I was a little worried my project might be a fail at this point, because It was very wobbly when I had to flip it over to the back to add the back support.
On the back I marked the center and glued and nailed on my plywood back support. Then I came back and predrilled holes and added 1 1/4'' screws to strongly secure it to the shelves. You will want to use your spacers when adding the support pieces so that the shelves stay the same distance apart while you attach them.
The plywood back support ended up being just fine (instead of using a metal piece), but before I put the straps on the front it was still a little wobbly and the shelves were not sturdy on the ends...I swallowed down my panic and moved on...
I cut a spacer to the length of how far I wanted my straps from the edge. I believe I cut it at 4''. Then I held it in place while I drilled them on with my Simpson Strong Tie 1 1/4'' Wafer Head self tapping Screws, love these. I still had some left over from my Rustic Industrial Media Console. They went in perfectly and once I had the metal steps on all my fears were washed away, it was rock solid. Phew!
For the feet I used a countersinking bit and drilled four holes. Then I drilled in my 2'' screws. Good think I counter sunk them so nice and deep, ha ha ;) Really you don't need it that deep, I got a little excited...

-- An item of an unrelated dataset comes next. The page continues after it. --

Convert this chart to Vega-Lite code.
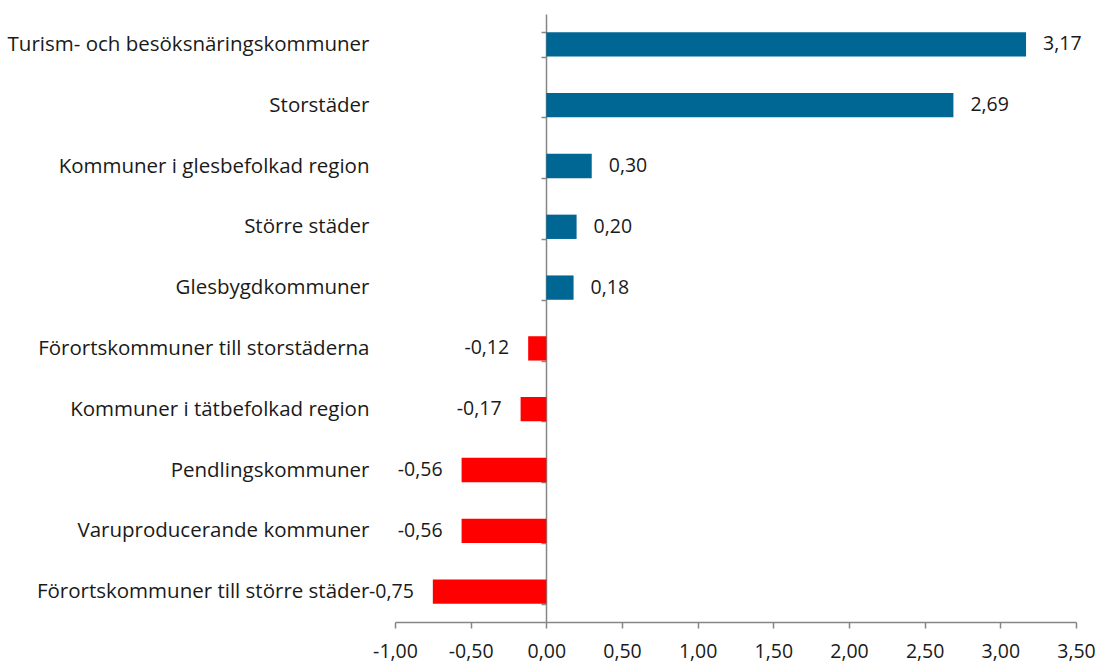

To finish, I added three coats of poly sanding with 400 grit between coats 1 and 2, for a nice smooth finish.
And finished!! I decided to stage it in my living room first so I could have better light.
I love that this modern shelf fits smaller books and home decor items very nicely. It would be perfect for DVD's or video games if you wanted to use it for media storage, it is about the same width as my kid's Video Game Storage that I built from drawers.
Once I put it in my room I tried several different options on my staging...still not the best at this!
I think that I need lessons, or maybe someday all my practice will turn into perfect...hee hee, in my dreams!
Here is a shot of how it looks now! I recently added my Fabric and Wood wall hanging above it and it looks so sweet!
Can you see why it needed to be so narrow? This is a major walkway from my Master Closet to my bathroom.